## Start PROVIDED MATERIAL

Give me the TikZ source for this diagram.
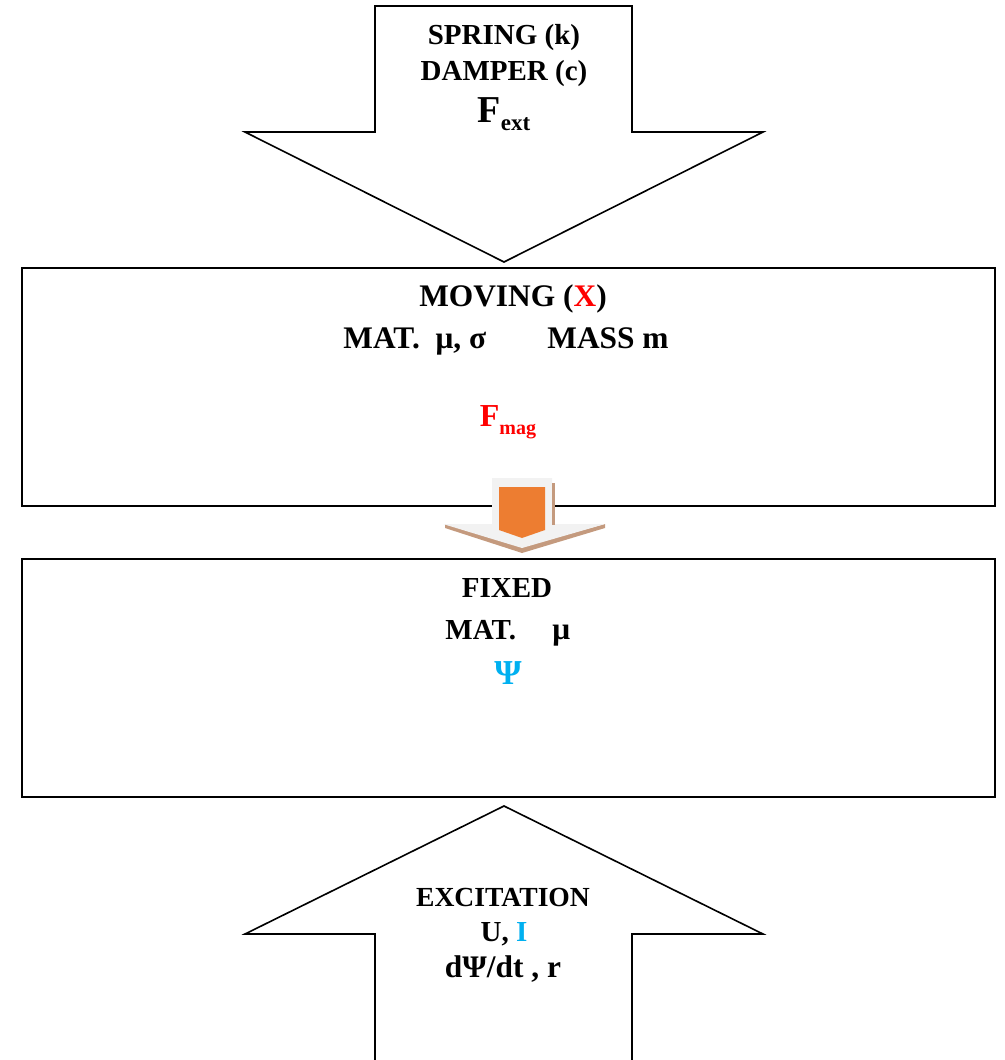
\documentclass[tikz,border=0pt]{standalone}
\usepackage{fontspec}
\setmainfont{Liberation Serif}
\usetikzlibrary{positioning}

\definecolor{excgray}{HTML}{F2F2F2}
\definecolor{excorange}{HTML}{ED7D31}
\definecolor{excshadow}{HTML}{C49A7E}
\definecolor{fluxblue}{HTML}{00B0F0}

\begin{document}
\begin{tikzpicture}[x=0.5pt,y=-0.5pt,
    txt/.style={font=\bfseries\fontsize{14.5}{17}\selectfont, anchor=base, inner sep=0pt},
    bigtxt/.style={txt, font=\bfseries\fontsize{15.7}{18}\selectfont},
    block/.style={draw, line width=0.8pt, inner sep=0pt, minimum width=486.5pt, minimum height=119pt},
    bigarrow/.style={draw, line width=0.8pt, fill=white, line join=miter}]

    \useasboundingbox (0,0) rectangle (1005,1060);

    % the two parts
    \node[block] (moving) at (508.5,387) {};
    \node[block] (fixed) at (508.5,678) {};

    % inputs
    \draw[bigarrow] (375,6) -- (632,6) -- (632,132) -- (763,132) -- (504,262)
        -- (245,132) -- (375,132) -- cycle;
    \draw[bigarrow] (375,1062) -- (375,934) -- (245,934) -- (504,806)
        -- (763,934) -- (632,934) -- (632,1062);

    % force between the parts
    \fill[excshadow] (445,528) -- (522,553) -- (605,528) -- (605,524) -- (522,547) -- (445,524) -- cycle;
    \fill[excgray] (492,478) -- (552,478) -- (552,524) -- (605,524) -- (522,548)
        -- (443,524) -- (492,524) -- cycle;
    \fill[excshadow] (552,483) rectangle (555,525);
    \fill[excorange] (499,487) -- (545,487) -- (545,530) -- (522,538) -- (499,530) -- cycle;

    \node[txt] (spring) at (504,44) {SPRING (k)};
    \node[txt] (damper) at (504,80) {DAMPER (c)};
    \node[txt] (fext) at (504,122) {{\fontsize{19}{22}\selectfont F}\raisebox{-0.3em}{\fontsize{11.5}{13}\selectfont ext}};

    \node[bigtxt] (movlabel) at (513,306) {MOVING (\textcolor{red}{X})};
    \node[bigtxt, anchor=base west] (movmat) at (343,348) {MAT.\ \ μ, σ};
    \node[bigtxt, anchor=base west] (mass) at (547,348) {MASS m};
    \node[txt, red] (fmag) at (508,426) {{\fontsize{16}{18}\selectfont F}\raisebox{-0.3em}{\fontsize{10}{12}\selectfont mag}};

    \node[txt] (fixlabel) at (507,597) {FIXED};
    \node[txt, anchor=base west] (fixmat) at (445,639) {MAT.};
    \node[bigtxt, anchor=base west] (fixmu) at (552,639) {μ};
    \node[txt, fluxblue, font=\bfseries\fontsize{17.5}{20}\selectfont] (psi) at (508,684) {Ψ};

    \node[txt, font=\bfseries\fontsize{13.8}{16}\selectfont] (excit) at (503,906) {EXCITATION};
    \node[txt] (ui) at (504,941) {U, \textcolor{fluxblue}{I}};
    \node[bigtxt] (dpsi) at (503,977) {dΨ/dt , r};

\end{tikzpicture}
\end{document}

## End PROVIDED MATERIAL

Your task is to reproduce all of the material exactly. The pictures stay out.

Give me the TikZ source for this diagram.
\documentclass[tikz,border=0pt]{standalone}
\usepackage{fontspec}
\setmainfont{Liberation Serif}
\usetikzlibrary{positioning}

\definecolor{excgray}{HTML}{F2F2F2}
\definecolor{excorange}{HTML}{ED7D31}
\definecolor{excshadow}{HTML}{C49A7E}
\definecolor{fluxblue}{HTML}{00B0F0}

\begin{document}
\begin{tikzpicture}[x=0.5pt,y=-0.5pt,
    txt/.style={font=\bfseries\fontsize{14.5}{17}\selectfont, anchor=base, inner sep=0pt},
    bigtxt/.style={txt, font=\bfseries\fontsize{15.7}{18}\selectfont},
    block/.style={draw, line width=0.8pt, inner sep=0pt, minimum width=486.5pt, minimum height=119pt},
    bigarrow/.style={draw, line width=0.8pt, fill=white, line join=miter}]

    \useasboundingbox (0,0) rectangle (1005,1060);

    % the two parts
    \node[block] (moving) at (508.5,387) {};
    \node[block] (fixed) at (508.5,678) {};

    % inputs
    \draw[bigarrow] (375,6) -- (632,6) -- (632,132) -- (763,132) -- (504,262)
        -- (245,132) -- (375,132) -- cycle;
    \draw[bigarrow] (375,1062) -- (375,934) -- (245,934) -- (504,806)
        -- (763,934) -- (632,934) -- (632,1062);

    % force between the parts
    \fill[excshadow] (445,528) -- (522,553) -- (605,528) -- (605,524) -- (522,547) -- (445,524) -- cycle;
    \fill[excgray] (492,478) -- (552,478) -- (552,524) -- (605,524) -- (522,548)
        -- (443,524) -- (492,524) -- cycle;
    \fill[excshadow] (552,483) rectangle (555,525);
    \fill[excorange] (499,487) -- (545,487) -- (545,530) -- (522,538) -- (499,530) -- cycle;

    \node[txt] (spring) at (504,44) {SPRING (k)};
    \node[txt] (damper) at (504,80) {DAMPER (c)};
    \node[txt] (fext) at (504,122) {{\fontsize{19}{22}\selectfont F}\raisebox{-0.3em}{\fontsize{11.5}{13}\selectfont ext}};

    \node[bigtxt] (movlabel) at (513,306) {MOVING (\textcolor{red}{X})};
    \node[bigtxt, anchor=base west] (movmat) at (343,348) {MAT.\ \ μ, σ};
    \node[bigtxt, anchor=base west] (mass) at (547,348) {MASS m};
    \node[txt, red] (fmag) at (508,426) {{\fontsize{16}{18}\selectfont F}\raisebox{-0.3em}{\fontsize{10}{12}\selectfont mag}};

    \node[txt] (fixlabel) at (507,597) {FIXED};
    \node[txt, anchor=base west] (fixmat) at (445,639) {MAT.};
    \node[bigtxt, anchor=base west] (fixmu) at (552,639) {μ};
    \node[txt, fluxblue, font=\bfseries\fontsize{17.5}{20}\selectfont] (psi) at (508,684) {Ψ};

    \node[txt, font=\bfseries\fontsize{13.8}{16}\selectfont] (excit) at (503,906) {EXCITATION};
    \node[txt] (ui) at (504,941) {U, \textcolor{fluxblue}{I}};
    \node[bigtxt] (dpsi) at (503,977) {dΨ/dt , r};

\end{tikzpicture}
\end{document}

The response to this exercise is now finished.